The department of agriculture, land reform and rural development vows to clamp down on farmers found guilty of trading their presidential employment stimulus initiative (PESI) vouchers for money. This is according to Reggie Ngcobo, spokesperson for minister Thoko Didiza.
Last year, more than 75 000 subsistence farmers were invited by government to apply for farming input vouchers which could be used at vendors selected by the department.
Now, the support vouchers, ranging in value between R1 000 and R9 000 are being illegally trafficked among farmers.
On the farmer’s Facebook group, Farmers’ Forum SA, farmers can be seen posting on the group offering to sell their vouchers for cash.
According to Ngcobo, farmers are not permitted to resell their vouchers and those who are doing it will be open to severe repercussions.
Ngcobo tells Food For Mzansi, “Farmers that are found to be doing that will be blacklisted by the department and barred from receiving government support.”
“The trading of vouchers is not acceptable at all. According to section 1.6 of the PESI SOP, vouchers will only be redeemed for non-financial support from registered suppliers,” he adds.
Why farmers are trading vouchers for cash
“There are people who received vouchers who are offering to trade them for cash, while others are advertising that they are willing to pay cash for vouchers.”
Van Veenendaal explains that he personally cannot see how traders would succeed in this.
Van Veenendaal says based on the posts that he has seen on the Facebok group, some of the comments suggest that farmers are trading their vouchers for cash because their interests and needs have changed. “Others sell their vouchers because they say they are hungry and need money.”
Department vows to address voucher issues
Meanwhile, farmers are also complaining that some of the vendors chosen by government do not exist.
“A lot of people received the voucher on their phone, but they didn’t know where to go and redeem the voucher.

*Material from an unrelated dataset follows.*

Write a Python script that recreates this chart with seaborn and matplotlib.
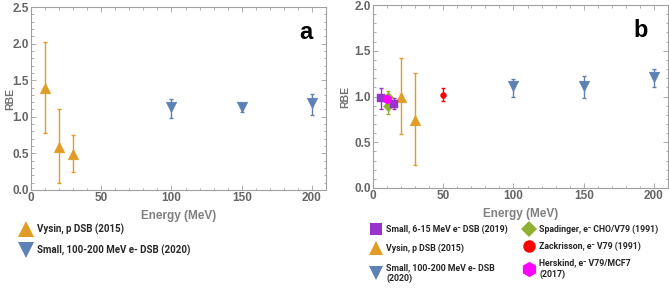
import numpy as np
import pandas as pd
import matplotlib
matplotlib.use("Agg")
import matplotlib.pyplot as plt
import seaborn as sns
from matplotlib.lines import Line2D
from matplotlib.ticker import MultipleLocator, FormatStrFormatter

# ---- data ----
# panel a
vysin_a_x = [10, 20, 30]
vysin_a_y = [1.39, 0.59, 0.49]
vysin_a_lo = [0.78, 0.09, 0.25]
vysin_a_hi = [2.02, 1.11, 0.75]

small_hi_a_x = [100, 150, 200]
small_hi_a_y = [1.14, 1.14, 1.19]
small_hi_a_lo = [0.99, 1.07, 1.03]
small_hi_a_hi = [1.25, 1.18, 1.31]

# panel b
small_lo_x = [6, 15]
small_lo_y = [0.98, 0.92]
small_lo_lo = [0.86, 0.86]
small_lo_hi = [1.09, 0.98]

spad_x = [11, 11]
spad_y = [1.00, 0.90]
spad_lo = [0.93, 0.81]
spad_hi = [1.06, 0.98]

hersk_x = [10]
hersk_y = [0.97]
hersk_lo = [0.92]
hersk_hi = [1.02]

zack_x = [50]
zack_y = [1.02]
zack_lo = [0.95]
zack_hi = [1.09]

vysin_b_x = [20, 30]
vysin_b_y = [1.00, 0.74]
vysin_b_lo = [0.59, 0.25]
vysin_b_hi = [1.42, 1.26]

small_hi_b_x = [100, 150, 200]
small_hi_b_y = [1.11, 1.11, 1.21]
small_hi_b_lo = [1.00, 0.98, 1.10]
small_hi_b_hi = [1.19, 1.22, 1.30]

ORANGE = "#E09C24"
BLUE = "#5E81B5"
GREEN = "#8FB032"
PURPLE = "#9A32CD"
RED = "#FF0000"
MAGENTA = "#FF00FF"

sns.set_style("ticks")
plt.rcParams["font.family"] = ["Liberation Sans", "DejaVu Sans"]

fig = plt.figure(figsize=(6.69, 2.88), dpi=100)
ax_a = fig.add_axes([31 / 669, 1 - 190 / 288, (326 - 31) / 669, (190 - 7) / 288])
ax_b = fig.add_axes([373 / 669, 1 - 188 / 288, (668 - 373) / 669, (188 - 5) / 288])


def series(ax, x, y, lo, hi, color, marker, size, zorder=3):
    df = pd.DataFrame({"Energy": x, "RBE": y})
    y = np.array(y)
    err = [y - np.array(lo), np.array(hi) - y]
    ax.errorbar(x, y, yerr=err, fmt="none", ecolor=color, elinewidth=1.0,
                capsize=1.5, capthick=1.0, zorder=zorder)
    sns.scatterplot(data=df, x="Energy", y="RBE", ax=ax, color=color,
                    marker=marker, s=size, edgecolor=color, linewidth=0.3,
                    legend=False, zorder=zorder + 1)


series(ax_a, vysin_a_x, vysin_a_y, vysin_a_lo, vysin_a_hi, ORANGE, "^", 60)
series(ax_a, small_hi_a_x, small_hi_a_y, small_hi_a_lo, small_hi_a_hi, BLUE, "v", 60)

series(ax_b, vysin_b_x, vysin_b_y, vysin_b_lo, vysin_b_hi, ORANGE, "^", 60)
series(ax_b, small_hi_b_x, small_hi_b_y, small_hi_b_lo, small_hi_b_hi, BLUE, "v", 60)
series(ax_b, zack_x, zack_y, zack_lo, zack_hi, RED, "o", 18)
series(ax_b, spad_x, spad_y, spad_lo, spad_hi, GREEN, "D", 28)
series(ax_b, small_lo_x, small_lo_y, small_lo_lo, small_lo_hi, PURPLE, "s", 40)
series(ax_b, hersk_x, hersk_y, hersk_lo, hersk_hi, MAGENTA, "h", 45)

frame_col = "#A0A0A0"
lab_col = "#666666"
for ax, ymax, ylab_x in [(ax_a, 2.5, -0.055), (ax_b, 2.0, -0.078)]:
    ax.set_xlim(0, 210)
    ax.set_ylim(0, ymax)
    ax.xaxis.set_major_locator(MultipleLocator(50))
    ax.xaxis.set_minor_locator(MultipleLocator(10))
    ax.yaxis.set_major_locator(MultipleLocator(0.5))
    ax.yaxis.set_minor_locator(MultipleLocator(0.1))
    ax.yaxis.set_major_formatter(FormatStrFormatter("%.1f"))
    ax.tick_params(which="both", direction="in", top=True, right=True,
                   color=frame_col, width=0.6, labelsize=8.5,
                   labelcolor=lab_col, pad=1.5)
    ax.tick_params(which="major", length=3.5)
    ax.tick_params(which="minor", length=1.8)
    for lab in ax.get_xticklabels() + ax.get_yticklabels():
        lab.set_fontweight("bold")
    for sp in ax.spines.values():
        sp.set_color(frame_col)
        sp.set_linewidth(0.8)
    ax.set_xlabel("Energy (MeV)", fontsize=8.5, color="#808080",
                  fontweight="bold", labelpad=4)
    ax.set_ylabel("RBE", fontsize=7.5, color="#707070", fontweight="bold")
    ax.yaxis.set_label_coords(ylab_x, 0.5)

ax_a.text(0.955, 0.86, "a", transform=ax_a.transAxes, fontsize=17,
          fontweight="bold", ha="right", va="center", color="black")
ax_b.text(0.93, 0.86, "b", transform=ax_b.transAxes, fontsize=17,
          fontweight="bold", ha="right", va="center", color="black")


def handle(color, marker, ms):
    return Line2D([], [], linestyle="none", marker=marker, color=color,
                  markersize=ms, markeredgewidth=0)


def put_legend(handles, labels, x, y, size, spacing):
    fig.legend(handles=handles, labels=labels, loc="upper left",
               bbox_to_anchor=(x / 669, 1 - y / 288), frameon=False,
               prop={"family": ["Roboto", "DejaVu Sans"], "weight": "bold", "size": size},
               handlelength=1.0, handletextpad=0.6, labelspacing=spacing,
               borderaxespad=0, borderpad=0)


put_legend([handle(ORANGE, "^", 11), handle(BLUE, "v", 11)],
           ["Vysin, p DSB (2015)", "Small, 100-200 MeV e- DSB (2020)"],
           21, 224, 7.0, 0.95)

put_legend([handle(PURPLE, "s", 9), handle(ORANGE, "^", 10), handle(BLUE, "v", 10)],
           ["Small, 6-15 MeV e\u207b DSB (2019)", "Vysin, p DSB (2015)",
            "Small, 100-200 MeV e- DSB\n(2020)"],
           372, 225, 6.3, 1.1)

put_legend([handle(GREEN, "D", 8), handle(RED, "o", 9), handle(MAGENTA, "h", 11)],
           ["Spadinger, e\u207b CHO/V79 (1991)", "Zackrisson, e\u207b V79 (1991)",
            "Herskind, e\u207b V79/MCF7\n(2017)"],
           525, 225, 6.3, 0.85)

fig.savefig("out.png", dpi=100)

There was a lack of proper communication, and farmers complained about not being given a list of suppliers in their area that they could go to,” Van Veenendaal explains.
Food For Mzansi asked the department why this was the case and what they intended to do about it.
Ngcobo responds, “DALRRD is aware of this challenge and is currently attending to this.”
He adds that a comprehensive list of suppliers was made available for farmers to access. “The list of suppliers is issued out in accordance with the areas that the suppliers operate in.”
The PESI scheme was announced in October 2020, however, the application process opened in December only.
“We are now in April and some people are only receiving vouchers now that they really needed months ago, when they were setting up their productions,” he adds.